> [EXERCISE DETAILS] Restate exactly the lines that run from the start of the records below to the line containing "const xTickLabels = ['0', '1'];", counting both ends, and nothing else; pictures stay out.
** begin **
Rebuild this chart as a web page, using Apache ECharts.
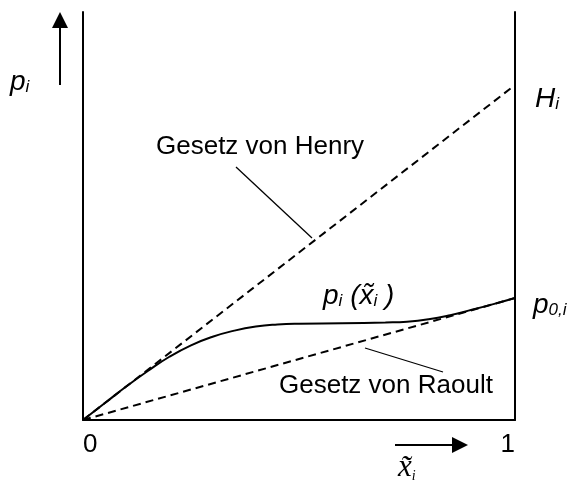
<!DOCTYPE html>
<html>
<head>
<meta charset="utf-8">
<script src="https://cdn.jsdelivr.net/npm/echarts@6/dist/echarts.min.js"></script>
<style>
  html, body { margin: 0; padding: 0; background: #fff; }
  #chart { width: 572px; height: 501px; }
</style>
</head>
<body>
<div id="chart"></div>
<script>
// Mole fraction of component i (0..1)
const xTicks = [0, 1];
const xTickLabels = ['0', '1'];

// Henry's law: straight line from the origin to H_i
const henryX = [0, 1];
const henryY = [0, 0.821];

// Raoult's law: straight line from the origin to p_0,i
const raoultX = [0, 1];
const raoultY = [0, 0.299];

// Real partial pressure curve p_i(x_i)
const curveX = [0, 0.05, 0.10, 0.15, 0.20, 0.25, 0.30, 0.35, 0.40, 0.45, 0.50, 0.60, 0.70, 0.75, 0.80, 0.85, 0.90, 0.95, 1.00];
const curveY = [0, 0.041, 0.082, 0.120, 0.155, 0.183, 0.204, 0.219, 0.229, 0.234, 0.236, 0.237, 0.239, 0.241, 0.247, 0.257, 0.270, 0.284, 0.299];

const FONT = '"Liberation Sans", Arial, sans-serif';
const SERIF = '"Liberation Serif", "Times New Roman", serif';

const zip = (xs, ys) => xs.map((x, k) => [x, ys[k]]);

const subRich = {
  m: { fontSize: 28, fontStyle: 'italic', fontFamily: FONT, color: '#000', lineHeight: 32, verticalAlign: 'bottom' },
  s: { fontSize: 17, fontStyle: 'italic', fontFamily: FONT, color: '#000', lineHeight: 19, verticalAlign: 'bottom' }
};

const chart = echarts.init(document.getElementById('chart'));

chart.setOption({
  animation: false,
  backgroundColor: '#fff',
  grid: { left: 83, right: 57, top: 12, bottom: 81 },
  xAxis: {
    type: 'value', min: 0, max: 1, interval: 1,
    axisLine: { show: true, lineStyle: { color: '#000', width: 2 } },
    axisTick: { show: false },
    splitLine: { show: false },
    axisLabel: {
      show: true, color: '#000', fontSize: 26, fontFamily: FONT, margin: 12,
      alignMinLabel: 'left', alignMaxLabel: 'right',
      formatter: v => xTickLabels[xTicks.indexOf(v)]
    }
  },
  yAxis: [
    {
      type: 'value', min: 0, max: 1, position: 'left',
      axisLine: { show: true, lineStyle: { color: '#000', width: 2 } },
      axisTick: { show: false }, axisLabel: { show: false }, splitLine: { show: false }
    },
    {
      type: 'value', min: 0, max: 1, position: 'right',
      axisLine: { show: true, lineStyle: { color: '#000', width: 2 } },
      axisTick: { show: false }, axisLabel: { show: false }, splitLine: { show: false }
    }
  ],
  series: [
    {
      name: 'Gesetz von Henry', type: 'line', data: zip(henryX, henryY),
      symbol: 'none', lineStyle: { color: '#000', width: 2, type: [8, 5] },
      endLabel: { show: true, distance: 20, offset: [0, 12], formatter: '{m|H}{s|i}', rich: subRich }
    },
    {
      name: 'Gesetz von Raoult', type: 'line', data: zip(raoultX, raoultY),
      symbol: 'none', lineStyle: { color: '#000', width: 2, type: [8, 5] },
      endLabel: { show: true, distance: 18, offset: [0, 5], formatter: '{m|p}{s|0,i}', rich: subRich }
    },
    {
      name: 'p_i', type: 'line', data: zip(curveX, curveY),
      smooth: 0.5, symbol: 'none', lineStyle: { color: '#000', width: 2 }
    }
  ],
  graphic: [
    // vertical axis caption with arrow
    { type: 'line', shape: { x1: 60, y1: 85, x2: 60, y2: 27 }, style: { stroke: '#000', lineWidth: 2 } },
    { type: 'polygon', shape: { points: [[52, 28], [68, 28], [60, 12]] }, style: { fill: '#000' } },
    { type: 'text', left: 10, top: 68, style: { text: '{m|p}{s|i}', rich: subRich } },
    // horizontal axis caption with arrow
    { type: 'line', shape: { x1: 395, y1: 445, x2: 453, y2: 445 }, style: { stroke: '#000', lineWidth: 2 } },
    { type: 'polygon', shape: { points: [[452, 437], [452, 453], [468, 445]] }, style: { fill: '#000' } },
    {
      type: 'text', left: 398, top: 452,
      style: {
        text: '{x|x̃}{s|i}',
        rich: {
          x: { fontSize: 31, fontStyle: 'italic', fontFamily: SERIF, color: '#000', lineHeight: 34, verticalAlign: 'bottom' },
          s: { fontSize: 14, fontStyle: 'italic', fontFamily: SERIF, color: '#000', lineHeight: 15, verticalAlign: 'bottom' }
        }
      }
    },
    // curve caption
    {
      type: 'text', left: 323, top: 282,
      style: {
        text: '{m|p}{s|i}{m| (}{m|x̃}{s|i}{m| )}',
        rich: subRich
      }
    },
    // Henry caption and leader
    { type: 'text', left: 156, top: 134, style: { text: 'Gesetz von Henry', fontSize: 26, fontFamily: FONT, fill: '#000' } },
    { type: 'line', shape: { x1: 236, y1: 167, x2: 312, y2: 238 }, style: { stroke: '#000', lineWidth: 1.3 } },
    // Raoult caption and leader
    { type: 'text', left: 279, top: 373, style: { text: 'Gesetz von Raoult', fontSize: 26, fontFamily: FONT, fill: '#000' } },
    { type: 'line', shape: { x1: 365, y1: 348, x2: 443, y2: 372 }, style: { stroke: '#000', lineWidth: 1.3 } }
  ]
});
</script>
</body>
</html>
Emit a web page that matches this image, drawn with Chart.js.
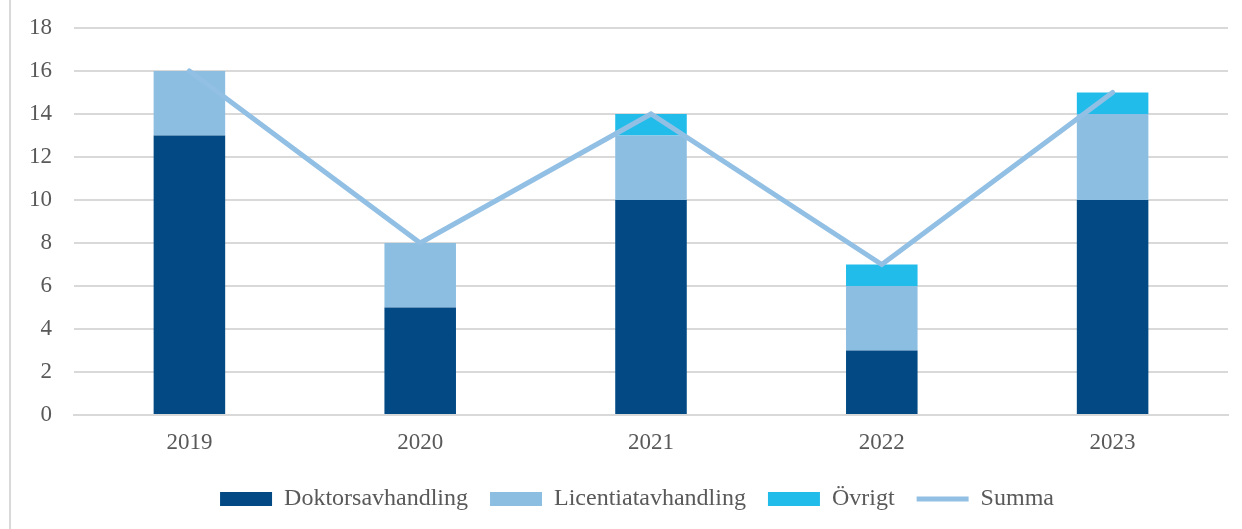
<!DOCTYPE html>
<html>
<head>
<meta charset="utf-8">
<script src="https://cdn.jsdelivr.net/npm/chart.js@4.4.1/dist/chart.umd.min.js"></script>
<style>
  body { margin: 0; background: #fff; }
  #wrap { position: relative; width: 1242px; height: 529px; }
  #edge { position: absolute; left: 9px; top: 0; width: 2px; height: 529px; background: #d9d9d9; }
  canvas { position: absolute; left: 0; top: 0; }
</style>
</head>
<body>
<div id="wrap">
  <div id="edge"></div>
  <canvas id="chart" width="1242" height="529"></canvas>
</div>
<script>
const years = ['2019', '2020', '2021', '2022', '2023'];
const doktor = [13, 5, 10, 3, 10];
const licentiat = [3, 3, 3, 3, 4];
const ovrigt = [0, 0, 1, 1, 1];
const summa = [16, 8, 14, 7, 15];

const textColor = '#595959';
const serif = "'Liberation Serif', 'DejaVu Serif', serif";

// nudge the legend a bit to the right, like the original
const legendShift = {
    id: 'legendShift',
    afterLayout(chart) {
        chart.legend.left += 23;
        chart.legend.right += 23;
    },
};

const ctx = document.getElementById('chart').getContext('2d');
const chart = new Chart(ctx, {
    type: 'bar',
    data: {
        labels: years,
        datasets: [
            {
                type: 'line',
                label: 'Summa',
                data: summa,
                borderColor: '#92bfe4',
                backgroundColor: '#92bfe4',
                borderWidth: 5,
                borderCapStyle: 'round',
                pointRadius: 0,
                pointStyle: 'line',
                tension: 0,
                order: 0,
            },
            {
                label: 'Doktorsavhandling',
                data: doktor,
                backgroundColor: '#034a85',
                pointStyle: 'rect',
                stack: 's',
                order: 1,
            },
            {
                label: 'Licentiatavhandling',
                data: licentiat,
                backgroundColor: '#8cbee2',
                pointStyle: 'rect',
                stack: 's',
                order: 1,
            },
            {
                label: 'Övrigt',
                data: ovrigt,
                backgroundColor: '#22bcea',
                pointStyle: 'rect',
                stack: 's',
                order: 1,
            },
        ],
    },
    options: {
        responsive: false,
        animation: false,
        datasets: {
            bar: { categoryPercentage: 1, barPercentage: 0.31 }
        },
        layout: { padding: { left: 0, right: 14, top: 28, bottom: 8 } },
        scales: {
            x: {
                stacked: true,
                afterFit: (axis) => { axis.height = 50; },
                grid: { display: false, drawTicks: false },
                border: { color: '#d9d9d9', width: 2 },
                ticks: { color: textColor, font: { family: serif, size: 23 }, padding: 14 },
            },
            y: {
                stacked: true,
                min: 0,
                max: 18,
                afterFit: (axis) => {
                    axis.width = 74;
                    axis.paddingTop = 0;
                },
                grid: { color: '#d9d9d9', lineWidth: 2, drawTicks: false },
                border: { display: false },
                ticks: { stepSize: 2, color: textColor, font: { family: serif, size: 23 }, padding: 22 },
            },
        },
        plugins: {
            tooltip: { enabled: false },
            legend: {
                position: 'bottom',
                labels: {
                    usePointStyle: true,
                    pointStyleWidth: 52,
                    boxHeight: 14,
                    padding: 22,
                    color: textColor,
                    font: { family: serif, size: 24 },
                    sort: (a, b) => {
                        const rank = { 'Doktorsavhandling': 0, 'Licentiatavhandling': 1, 'Övrigt': 2, 'Summa': 3 };
                        return rank[a.text] - rank[b.text];
                    },
                },
            },
        },
    },
    plugins: [legendShift],
});
</script>
</body>
</html>
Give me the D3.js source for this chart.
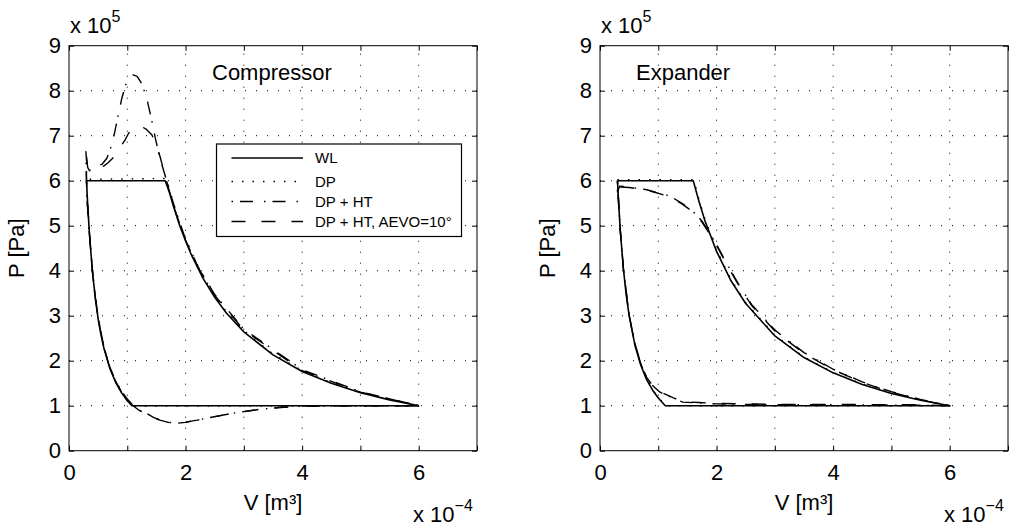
** end **
> [EXERCISE RESPONSE]
Rebuild this chart as a web page, using Apache ECharts.
<!DOCTYPE html>
<html>
<head>
<meta charset="utf-8">
<script src="https://cdn.jsdelivr.net/npm/echarts@6/dist/echarts.min.js"></script>
<style>
  html, body { margin: 0; padding: 0; background: #fff; }
  #chart { width: 572px; height: 501px; }
</style>
</head>
<body>
<div id="chart"></div>
<script>
// Mole fraction of component i (0..1)
const xTicks = [0, 1];
const xTickLabels = ['0', '1'];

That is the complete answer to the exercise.